Cuomo: Last stop for IDA transit-tax breaks

Andrew CuomoTransit cop: Gov. Andrew Cuomo has signed a new law that stops local IDAs from including tax revenues earmarked for transit programs in their incentives packages.

Legislation prohibiting local industrial-development agencies from abating taxes used to fund transit authorities has been signed into law by Gov. Andrew Cuomo.

Economic-development engines like the Suffolk County Industrial Development Agency will still be able to offer incentives packages to attract out-of-state enterprises and discourage established Suffolk businesses from leaving for other regions – but the percentage of a mortgage recording tax earmarked for transit agencies is off limits, according to the new law.

Industrial development agency incentives packages routinely include exemptions for mortgage recording taxes, as well as property- and sales-tax breaks. The new legislation, cosponsored by state Sen. John DeFrancisco (R-Syracuse) and Assemblyman Sean Ryan (D-Buffalo), amends that by prohibiting IDAs from exempting MRTs imposed on properties within the Metropolitan Commuter Transportation District – which covers Long Island and the rest of the Greater New York region – and other individual transit districts around the state.

Revenues from those taxes are used to support “various transit services,” according to the governor’s Memorandum of Approval, and prohibiting the IDAs from exempting those taxes “will ensure that the transportation districts continue to have the resources necessary to provide these critical services.”

Suffolk IDA Executive Director Tony Catapano said he appreciated the governor’s viewpoint regarding “funding to support the infrastructure the state is trying to create.”

“I understand what they’re trying to do,” Catapano told Innovate LI.

Tony Catapano: It all adds up.

Tony Catapano: It all adds up.

And the exec didn’t foresee a tremendous impact on the work of his IDA or the content of its incentives packages, which are designed to make it easier for businesses to move to Suffolk County or expand existing Suffolk operations, most commonly through new real estate purchases or leases.

“I don’t think it will have [a huge effect],” Catapano said.

But that’s not to say the new law won’t have any effect. With a Suffolk County mortgage recording tax rate of 1.05 percent, Catapano noted that every million dollars mortgaged equals $10,500 in mortgage taxes – and in a county where mortgage loans routinely stretch well into the millions, that could start to add up fast.

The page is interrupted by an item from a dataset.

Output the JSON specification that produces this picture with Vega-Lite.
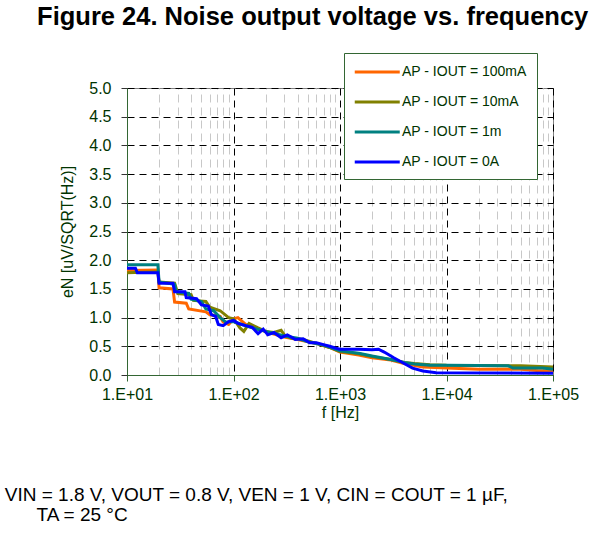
{
  "$schema": "https://vega.github.io/schema/vega-lite/v6.json",
  "background": "white",
  "padding": {"left": 4, "top": 5, "right": 5, "bottom": 5},
  "config": {"font": "Liberation Sans", "view": {"stroke": "#808080", "strokeWidth": 1}},
  "title": {"text": "Figure 24. Noise output voltage vs. frequency", "font": "Liberation Sans", "fontSize": 25.5, "fontWeight": "bold", "color": "black", "anchor": "middle", "offset": 22, "dx": 21},
  "vconcat": [
    {
      "width": 426,
      "height": 287,
      "title": {"text": ["VIN = 1.8 V, VOUT = 0.8 V, VEN = 1 V, CIN = COUT = 1 µF,", "\u200b\u00a0\u00a0\u00a0\u00a0\u00a0\u00a0TA = 25 °C"], "orient": "bottom", "anchor": "start", "frame": "bounds", "dx": -55, "offset": 66, "font": "Liberation Sans", "fontSize": 19, "fontWeight": "normal", "color": "black", "lineHeight": 20},
      "data": {"values": [
        {"s": "AP - IOUT = 100mA", "f": 10, "eN": 1.82},
        {"s": "AP - IOUT = 100mA", "f": 19.5, "eN": 1.83},
        {"s": "AP - IOUT = 100mA", "f": 20, "eN": 1.52},
        {"s": "AP - IOUT = 100mA", "f": 27, "eN": 1.5},
        {"s": "AP - IOUT = 100mA", "f": 28, "eN": 1.27},
        {"s": "AP - IOUT = 100mA", "f": 36, "eN": 1.25},
        {"s": "AP - IOUT = 100mA", "f": 38, "eN": 1.15},
        {"s": "AP - IOUT = 100mA", "f": 55, "eN": 1.1},
        {"s": "AP - IOUT = 100mA", "f": 60, "eN": 1.05},
        {"s": "AP - IOUT = 100mA", "f": 75, "eN": 1.02},
        {"s": "AP - IOUT = 100mA", "f": 80, "eN": 0.92},
        {"s": "AP - IOUT = 100mA", "f": 90, "eN": 0.88},
        {"s": "AP - IOUT = 100mA", "f": 100, "eN": 0.98},
        {"s": "AP - IOUT = 100mA", "f": 110, "eN": 1.0},
        {"s": "AP - IOUT = 100mA", "f": 130, "eN": 0.88},
        {"s": "AP - IOUT = 100mA", "f": 170, "eN": 0.8},
        {"s": "AP - IOUT = 100mA", "f": 230, "eN": 0.72},
        {"s": "AP - IOUT = 100mA", "f": 300, "eN": 0.66},
        {"s": "AP - IOUT = 100mA", "f": 400, "eN": 0.62},
        {"s": "AP - IOUT = 100mA", "f": 600, "eN": 0.55},
        {"s": "AP - IOUT = 100mA", "f": 800, "eN": 0.48},
        {"s": "AP - IOUT = 100mA", "f": 1000, "eN": 0.4},
        {"s": "AP - IOUT = 100mA", "f": 1500, "eN": 0.35},
        {"s": "AP - IOUT = 100mA", "f": 2000, "eN": 0.3},
        {"s": "AP - IOUT = 100mA", "f": 3000, "eN": 0.26},
        {"s": "AP - IOUT = 100mA", "f": 4000, "eN": 0.2},
        {"s": "AP - IOUT = 100mA", "f": 6000, "eN": 0.14},
        {"s": "AP - IOUT = 100mA", "f": 10000, "eN": 0.12},
        {"s": "AP - IOUT = 100mA", "f": 20000, "eN": 0.1},
        {"s": "AP - IOUT = 100mA", "f": 50000, "eN": 0.1},
        {"s": "AP - IOUT = 100mA", "f": 70000, "eN": 0.08},
        {"s": "AP - IOUT = 100mA", "f": 100000, "eN": 0.07},
        {"s": "AP - IOUT = 10mA", "f": 10, "eN": 1.78},
        {"s": "AP - IOUT = 10mA", "f": 19.5, "eN": 1.8},
        {"s": "AP - IOUT = 10mA", "f": 20, "eN": 1.62},
        {"s": "AP - IOUT = 10mA", "f": 28, "eN": 1.6},
        {"s": "AP - IOUT = 10mA", "f": 30, "eN": 1.42},
        {"s": "AP - IOUT = 10mA", "f": 40, "eN": 1.4},
        {"s": "AP - IOUT = 10mA", "f": 42, "eN": 1.3},
        {"s": "AP - IOUT = 10mA", "f": 55, "eN": 1.28},
        {"s": "AP - IOUT = 10mA", "f": 60, "eN": 1.18},
        {"s": "AP - IOUT = 10mA", "f": 75, "eN": 1.12},
        {"s": "AP - IOUT = 10mA", "f": 90, "eN": 1.0},
        {"s": "AP - IOUT = 10mA", "f": 100, "eN": 0.98},
        {"s": "AP - IOUT = 10mA", "f": 115, "eN": 0.82},
        {"s": "AP - IOUT = 10mA", "f": 125, "eN": 0.76},
        {"s": "AP - IOUT = 10mA", "f": 140, "eN": 0.9},
        {"s": "AP - IOUT = 10mA", "f": 170, "eN": 0.82},
        {"s": "AP - IOUT = 10mA", "f": 200, "eN": 0.76},
        {"s": "AP - IOUT = 10mA", "f": 240, "eN": 0.74},
        {"s": "AP - IOUT = 10mA", "f": 280, "eN": 0.78},
        {"s": "AP - IOUT = 10mA", "f": 300, "eN": 0.7},
        {"s": "AP - IOUT = 10mA", "f": 350, "eN": 0.64},
        {"s": "AP - IOUT = 10mA", "f": 450, "eN": 0.62},
        {"s": "AP - IOUT = 10mA", "f": 600, "eN": 0.55},
        {"s": "AP - IOUT = 10mA", "f": 800, "eN": 0.48},
        {"s": "AP - IOUT = 10mA", "f": 1000, "eN": 0.41},
        {"s": "AP - IOUT = 10mA", "f": 1500, "eN": 0.37},
        {"s": "AP - IOUT = 10mA", "f": 2000, "eN": 0.32},
        {"s": "AP - IOUT = 10mA", "f": 3000, "eN": 0.27},
        {"s": "AP - IOUT = 10mA", "f": 4000, "eN": 0.22},
        {"s": "AP - IOUT = 10mA", "f": 5000, "eN": 0.2},
        {"s": "AP - IOUT = 10mA", "f": 7000, "eN": 0.18},
        {"s": "AP - IOUT = 10mA", "f": 10000, "eN": 0.17},
        {"s": "AP - IOUT = 10mA", "f": 50000, "eN": 0.16},
        {"s": "AP - IOUT = 10mA", "f": 100000, "eN": 0.14},
        {"s": "AP - IOUT = 1m", "f": 10, "eN": 1.92},
        {"s": "AP - IOUT = 1m", "f": 19.5, "eN": 1.92},
        {"s": "AP - IOUT = 1m", "f": 20, "eN": 1.62},
        {"s": "AP - IOUT = 1m", "f": 28, "eN": 1.58},
        {"s": "AP - IOUT = 1m", "f": 29, "eN": 1.45},
        {"s": "AP - IOUT = 1m", "f": 38, "eN": 1.42},
        {"s": "AP - IOUT = 1m", "f": 40, "eN": 1.32},
        {"s": "AP - IOUT = 1m", "f": 50, "eN": 1.28},
        {"s": "AP - IOUT = 1m", "f": 55, "eN": 1.15},
        {"s": "AP - IOUT = 1m", "f": 65, "eN": 1.12},
        {"s": "AP - IOUT = 1m", "f": 75, "eN": 1.0},
        {"s": "AP - IOUT = 1m", "f": 85, "eN": 0.92},
        {"s": "AP - IOUT = 1m", "f": 100, "eN": 0.93},
        {"s": "AP - IOUT = 1m", "f": 120, "eN": 0.88},
        {"s": "AP - IOUT = 1m", "f": 150, "eN": 0.82},
        {"s": "AP - IOUT = 1m", "f": 200, "eN": 0.76},
        {"s": "AP - IOUT = 1m", "f": 250, "eN": 0.72},
        {"s": "AP - IOUT = 1m", "f": 300, "eN": 0.68},
        {"s": "AP - IOUT = 1m", "f": 400, "eN": 0.64},
        {"s": "AP - IOUT = 1m", "f": 500, "eN": 0.58},
        {"s": "AP - IOUT = 1m", "f": 700, "eN": 0.52},
        {"s": "AP - IOUT = 1m", "f": 1000, "eN": 0.42},
        {"s": "AP - IOUT = 1m", "f": 1500, "eN": 0.38},
        {"s": "AP - IOUT = 1m", "f": 2000, "eN": 0.33},
        {"s": "AP - IOUT = 1m", "f": 3000, "eN": 0.27},
        {"s": "AP - IOUT = 1m", "f": 4000, "eN": 0.22},
        {"s": "AP - IOUT = 1m", "f": 5000, "eN": 0.19},
        {"s": "AP - IOUT = 1m", "f": 7000, "eN": 0.17},
        {"s": "AP - IOUT = 1m", "f": 10000, "eN": 0.17},
        {"s": "AP - IOUT = 1m", "f": 38000, "eN": 0.16},
        {"s": "AP - IOUT = 1m", "f": 42000, "eN": 0.12},
        {"s": "AP - IOUT = 1m", "f": 80000, "eN": 0.12},
        {"s": "AP - IOUT = 1m", "f": 100000, "eN": 0.1},
        {"s": "AP - IOUT = 0A", "f": 10, "eN": 1.86},
        {"s": "AP - IOUT = 0A", "f": 12, "eN": 1.86},
        {"s": "AP - IOUT = 0A", "f": 12.5, "eN": 1.78},
        {"s": "AP - IOUT = 0A", "f": 19.5, "eN": 1.78},
        {"s": "AP - IOUT = 0A", "f": 20, "eN": 1.6},
        {"s": "AP - IOUT = 0A", "f": 27, "eN": 1.6},
        {"s": "AP - IOUT = 0A", "f": 28, "eN": 1.45},
        {"s": "AP - IOUT = 0A", "f": 35, "eN": 1.45},
        {"s": "AP - IOUT = 0A", "f": 36, "eN": 1.35},
        {"s": "AP - IOUT = 0A", "f": 45, "eN": 1.33},
        {"s": "AP - IOUT = 0A", "f": 50, "eN": 1.22},
        {"s": "AP - IOUT = 0A", "f": 58, "eN": 1.2},
        {"s": "AP - IOUT = 0A", "f": 62, "eN": 1.05},
        {"s": "AP - IOUT = 0A", "f": 68, "eN": 1.02},
        {"s": "AP - IOUT = 0A", "f": 72, "eN": 0.88},
        {"s": "AP - IOUT = 0A", "f": 80, "eN": 0.86},
        {"s": "AP - IOUT = 0A", "f": 90, "eN": 0.93},
        {"s": "AP - IOUT = 0A", "f": 100, "eN": 0.95},
        {"s": "AP - IOUT = 0A", "f": 110, "eN": 0.9},
        {"s": "AP - IOUT = 0A", "f": 130, "eN": 0.86},
        {"s": "AP - IOUT = 0A", "f": 150, "eN": 0.83},
        {"s": "AP - IOUT = 0A", "f": 170, "eN": 0.72},
        {"s": "AP - IOUT = 0A", "f": 190, "eN": 0.8},
        {"s": "AP - IOUT = 0A", "f": 210, "eN": 0.7},
        {"s": "AP - IOUT = 0A", "f": 240, "eN": 0.74},
        {"s": "AP - IOUT = 0A", "f": 280, "eN": 0.65},
        {"s": "AP - IOUT = 0A", "f": 320, "eN": 0.7},
        {"s": "AP - IOUT = 0A", "f": 380, "eN": 0.62},
        {"s": "AP - IOUT = 0A", "f": 450, "eN": 0.63},
        {"s": "AP - IOUT = 0A", "f": 520, "eN": 0.56},
        {"s": "AP - IOUT = 0A", "f": 600, "eN": 0.56},
        {"s": "AP - IOUT = 0A", "f": 700, "eN": 0.53},
        {"s": "AP - IOUT = 0A", "f": 800, "eN": 0.5},
        {"s": "AP - IOUT = 0A", "f": 900, "eN": 0.47},
        {"s": "AP - IOUT = 0A", "f": 1000, "eN": 0.45},
        {"s": "AP - IOUT = 0A", "f": 1500, "eN": 0.45},
        {"s": "AP - IOUT = 0A", "f": 2000, "eN": 0.44},
        {"s": "AP - IOUT = 0A", "f": 2300, "eN": 0.45},
        {"s": "AP - IOUT = 0A", "f": 2600, "eN": 0.4},
        {"s": "AP - IOUT = 0A", "f": 3200, "eN": 0.3},
        {"s": "AP - IOUT = 0A", "f": 4000, "eN": 0.2},
        {"s": "AP - IOUT = 0A", "f": 4800, "eN": 0.12},
        {"s": "AP - IOUT = 0A", "f": 6000, "eN": 0.07},
        {"s": "AP - IOUT = 0A", "f": 8000, "eN": 0.04},
        {"s": "AP - IOUT = 0A", "f": 100000, "eN": 0.03}
      ]},
      "layer": [
        {
          "mark": {"type": "point", "opacity": 0},
          "encoding": {
            "x": {"field": "f", "type": "quantitative", "scale": {"type": "log", "domain": [10, 100000], "nice": false},
              "axis": {"orient": "top", "values": [20,30,40,50,60,70,80,90,200,300,400,500,600,700,800,900,2000,3000,4000,5000,6000,7000,8000,9000,20000,30000,40000,50000,60000,70000,80000,90000], "grid": true, "gridColor": "#c8c8c8", "gridDash": [8, 5], "labels": false, "ticks": false, "domain": false, "title": null}},
            "y": {"field": "eN", "type": "quantitative", "scale": {"domain": [0, 5], "nice": false}, "axis": null}
          }
        },
        {
          "mark": {"type": "line", "strokeWidth": 3},
          "encoding": {
            "x": {"field": "f", "type": "quantitative", "scale": {"type": "log", "domain": [10, 100000], "nice": false},
              "axis": {"values": [10, 100, 1000, 10000, 100000], "labelExpr": "'1.E+0' + format(log(datum.value) / LN10, '.0f')", "grid": true, "gridColor": "black", "gridDash": [7, 5], "domainColor": "#336633", "tickColor": "#336633", "tickSize": 6, "labelPadding": 5, "labelFontSize": 16, "labelColor": "#003300", "labelFlush": false, "labelOverlap": false, "title": "f [Hz]", "titleFontSize": 16, "titleFontWeight": "normal", "titleColor": "#003300", "titlePadding": 2}},
            "y": {"field": "eN", "type": "quantitative", "scale": {"domain": [0, 5], "nice": false},
              "axis": {"values": [0, 0.5, 1, 1.5, 2, 2.5, 3, 3.5, 4, 4.5, 5], "format": ".1f", "grid": true, "gridColor": "black", "gridDash": [7, 5], "domainColor": "#336633", "tickColor": "#333333", "tickSize": 6, "labelPadding": 10, "labelFontSize": 16, "labelColor": "#003300", "labelFlush": false, "labelOverlap": false, "title": "eN [uV/SQRT(Hz)]", "titleFontSize": 16, "titleFontWeight": "normal", "titleColor": "#003300", "titlePadding": 13}},
            "color": {"field": "s", "type": "nominal",
              "scale": {"domain": ["AP - IOUT = 100mA", "AP - IOUT = 10mA", "AP - IOUT = 1m", "AP - IOUT = 0A"], "range": ["#ff6600", "#808000", "#008080", "#0000ff"]},
              "legend": {"orient": "none", "legendX": 217, "legendY": -35, "title": null, "fillColor": "white", "strokeColor": "#336633", "padding": 10, "symbolType": "M-1.1,0L4.9,0", "symbolSize": 225, "symbolStrokeWidth": 3, "labelFontSize": 14, "labelColor": "#003300", "rowPadding": 14, "labelOffset": 30}}
          }
        }
      ],
      "resolve": {"axis": {"x": "independent", "y": "independent"}}
    }
  ]
}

“For companies taking out larger mortgages, it will have an impact,” Catapano said. “The companies will have to plan for that.”

One saving grace built into the new law, from the local IDA’s point of view, is that it won’t take effect until July 1, 2017, to avoid screwing up incentives packages already in play or those being negotiated now. Without that chapter amendment, agreed to by Cuomo and the state legislature, the law would have taken effect immediately.

The New York State Economic Development Council tried to get the governor to veto the legislation, according to a statement from NYSEDC President Brian McMahon, and after that failed attempt, “an extended effective date is the next best outcome we could have hoped for.”

“The extended effective date will allow projects to be completed without the effect of the legislation,” McMahon said.

Although prohibiting certain MRT exemptions could have a dampening effect for IDAs that work often with companies negotiating eight-figure mortgages, the Suffolk IDA won’t look to make up the difference by reworking other formulas in its incentives packages, according to Catapano.

“I don’t think that it’s going to be made up in other ways,” the exec said.

And while he was careful to avoid making politically charged comments, Catapano did suggest some misgivings about the precedent set by the new law, and what it means for future efforts of IDAs around the state.

“It’s just the idea that it’s an entrée into the restricting of certain things,” he said. “That’s really the concern.”

This is not the first time Cuomo has found himself at odds with the NYSEDC and the functionality of local IDAs. Most recently, in January, the governor and McMahon sparred over Cuomo’s latest attempt to centralize control of local economic development by requiring that all local IDA projects financed by tax-exempt Private Activity Bonds be approved by the governor’s handpicked Public Authorities Control Board.

Previously, the governor attempted to introduce rules that would require IDA incentives packages involving state sales-tax abatements be approved by Empire State Development, Albany’s main economic-development engine – a proposal ultimately shot down by McMahon and the NYSEDC.